Due a uno, risultato finale buono per il centrosinistra. Persa di un soffio la Liguria (se non ci fosse stato il veto contiano a Matteo Renzi oggi parleremmo di “cappotto”), stravinta come da copione l’Emilia-Romagna, è dall’Umbria che è arrivato quell’ossigeno che il Nazareno aspettava con una certa ansia. Sul piano nazionale non cambia niente, non era questa la circostanza, però agli atti resta il gran sorriso di Elly Schlein e l’assenza di commenti di rilievo della destra, sconfitta in entrambe le Regioni dove si è votato domenica e ieri, con, per di più, una prova non esattamente brillante di Fratelli d’Italia: forse non è un campanello d’allarme di prima grandezza, però è un fatto che il partito di Giorgia Meloni ha guidato due battaglie perse e una terza, la Liguria, l’ha vinta con il moderato Marco Bucci e i voti di Claudio Scajola.
L’Emilia rossa si conferma tale, hanno trovato un candidato molto forte, Michele de Pascale, uno che sembra proprio della vecchia guardia in quanto a tenuta politica, uno tosto, riformista, che dà l’impressione “antica” di conoscere le cose di cui parla, ed è la vittoria di una vecchia scuola, più bonacciniana che schleiniana. Ma al Nazareno va benissimo così, anche e soprattutto considerando la percentuale stratosferica del quaranta per cento e passa conquistato dal Partito democratico – sembra di tornare a percentuali da anni Settanta – dieci volte più del Movimento 5 stelle, sotto il cinque, un partito che a livello locale è un cespuglio nemmeno tanto rigoglioso, più piccolo di Avs, per dire.

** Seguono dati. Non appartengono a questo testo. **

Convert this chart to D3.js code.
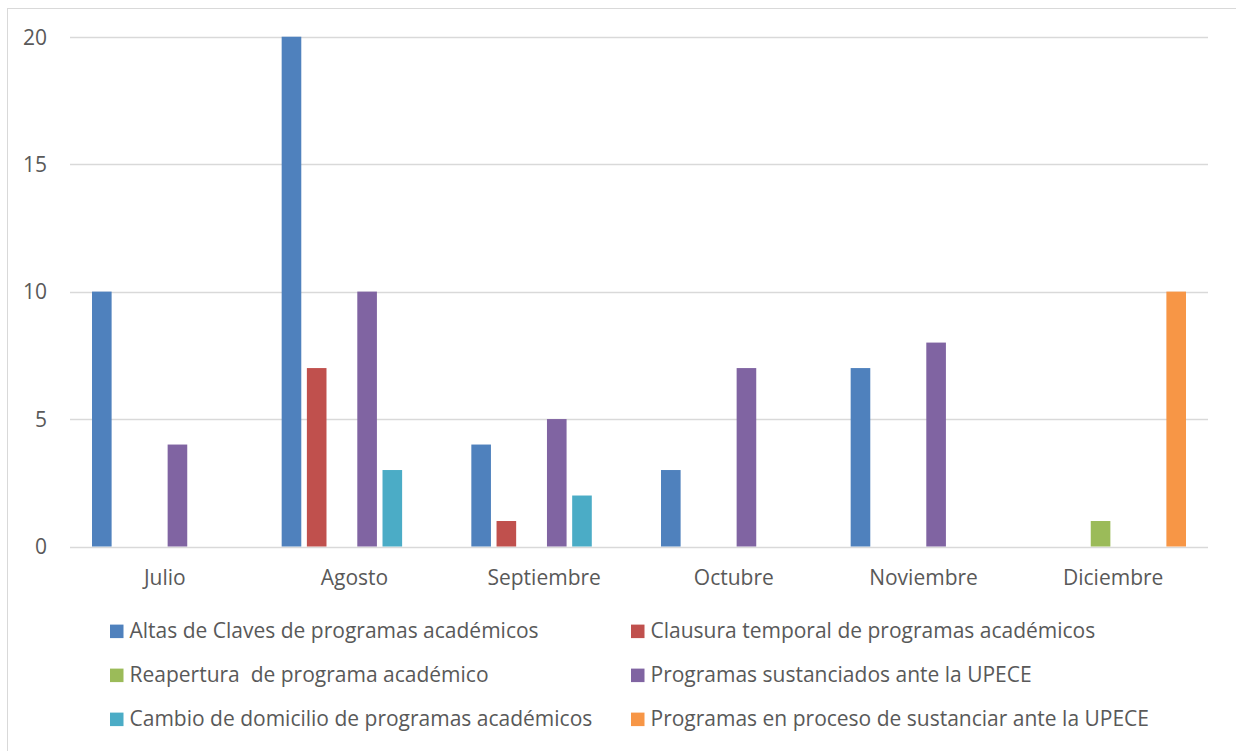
<!DOCTYPE html>
<html><head><meta charset="utf-8">
<script src="https://cdn.jsdelivr.net/npm/d3@7"></script>
<style>body{margin:0;background:#fff;} text{font-family:"Open Sans",Lato,sans-serif;fill:#595959;}</style>
</head><body>
<svg id="c" width="1236" height="751"></svg>
<script>
const months = ["Julio","Agosto","Septiembre","Octubre","Noviembre","Diciembre"];
const seriesNames = ["Altas de Claves de programas académicos","Clausura temporal de programas académicos","Reapertura  de programa académico","Programas sustanciados ante la UPECE","Cambio de domicilio de programas académicos","Programas en proceso de sustanciar ante la UPECE"];
const altas      = [10,20,4,3,7,0];
const clausura   = [0,7,1,0,0,0];
const reapertura = [0,0,0,0,0,1];
const sustanciados = [4,10,5,7,8,0];
const cambio     = [0,3,2,0,0,0];
const proceso    = [0,0,0,0,0,10];
const yTicks = [0,5,10,15,20];
const colors = ["#4F81BD","#C0504D","#9BBB59","#8064A2","#4BACC6","#F79646"];
const seriesValues = [altas,clausura,reapertura,sustanciados,cambio,proceso];

const FS = "21px";
const svg = d3.select("#c");
svg.append("rect").attr("x",7.5).attr("y",8.5).attr("width",1240).attr("height",760)
  .attr("fill","none").attr("stroke","#D9D9D9").attr("stroke-width",1);

const x0 = d3.scaleBand().domain(months).range([70,1208]).paddingInner(0).paddingOuter(0);
const x1 = d3.scaleBand().domain(d3.range(6)).range([22, x0.bandwidth()-22]).paddingInner(0.222).paddingOuter(0);
const y = d3.scaleLinear().domain([0,20]).range([546.5,36.7]);

svg.append("g").selectAll("line").data(yTicks).join("line")
  .attr("x1",70).attr("x2",1208).attr("y1",d=>Math.round(y(d))+0.5).attr("y2",d=>Math.round(y(d))+0.5)
  .attr("stroke","#D9D9D9").attr("stroke-width",1.3);

const yAxis = d3.axisLeft(y).tickValues(yTicks).tickSize(0).tickPadding(0);
const ya = svg.append("g").attr("transform","translate(47,0)").call(yAxis);
ya.select(".domain").remove();
ya.selectAll("text").style("font-size",FS).style("font-family","'Open Sans'").attr("dy","0.35em").attr("fill","#595959");

const g = svg.append("g");
months.forEach((m,i)=>{
  seriesValues.forEach((vals,s)=>{
    if(vals[i]>0){
      g.append("rect").attr("x",x0(m)+x1(s)).attr("width",x1.bandwidth())
        .attr("y",y(vals[i])).attr("height",y(0)-y(vals[i])).attr("fill",colors[s]);
    }
  });
});

const xAxis = d3.axisBottom(x0).tickSize(0).tickPadding(0);
const xa = svg.append("g").attr("transform","translate(0,570)").call(xAxis);
xa.select(".domain").remove();
xa.selectAll("text").style("font-size",FS).style("font-family","'Open Sans'").attr("dy","0.72em").attr("fill","#595959");

const legX = [110,631];
const legY = [631.3,675.3,719.3];
seriesNames.forEach((n,i)=>{
  const col = i%2, row = Math.floor(i/2);
  const lg = svg.append("g").attr("transform",`translate(${legX[col]},${legY[row]})`);
  lg.append("rect").attr("x",0).attr("y",-6.7).attr("width",13.5).attr("height",13.5).attr("fill",colors[i]);
  lg.append("text").attr("x",19.5).attr("y",0).attr("dy","0.33em").style("font-size",FS).style("white-space","pre").text(n);
});
</script>
</body></html>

E in Umbria il centrosinistra largo l’ha spuntata, Stefania Proietti ha strappato la regione alla destra, una destra che ha cercato di drogarsi con questo brutto personaggio del sindaco di Terni Stefano Bandecchi, che non solo ha fatto flop ma forse ha pure allontanato possibili voti moderati.
Dunque, è lecito chiedersi se questo scricchiolio del partito di Giorgia Meloni sia casuale in un tornante politico nel quale effettivamente il governo non brilla e soprattutto non riesce a fornire chiare indicazioni, specie per quel che riguarda l’economia (con il ribasso delle previsioni di crescita a un misero più 0,7), per l’immediato futuro, e azzarderemmo l’ipotesi che l’eccesso di propaganda dinanzi a risultati che non si vedono corre il rischio di generare fastidio.
Nel centrosinistra il problema si chiama Giuseppe Conte. Se si allea perde voti finendo in parte cannibalizzato dal Partito democratico: potrebbe essere un’argomentazione a favore di quelli che alla Convenzione di fine novembre chiederanno il ritorno all’antico, al vecchio adagio grillino del «né con la destra né con la sinistra». Ma è più probabile che non si tratti solo di questo. La crisi del Movimento 5 stelle presenta evidenti caratteristiche strutturali, di fondo, che mettono in dubbio il senso stesso della sua esistenza. È un momento drammatico per i post-grillini. Non c’è era bisogno dell’Umbria e dell’Emilia-Romagna per intuirlo. Ma da ieri la condizione di Giuseppe Conte è ancora più grave.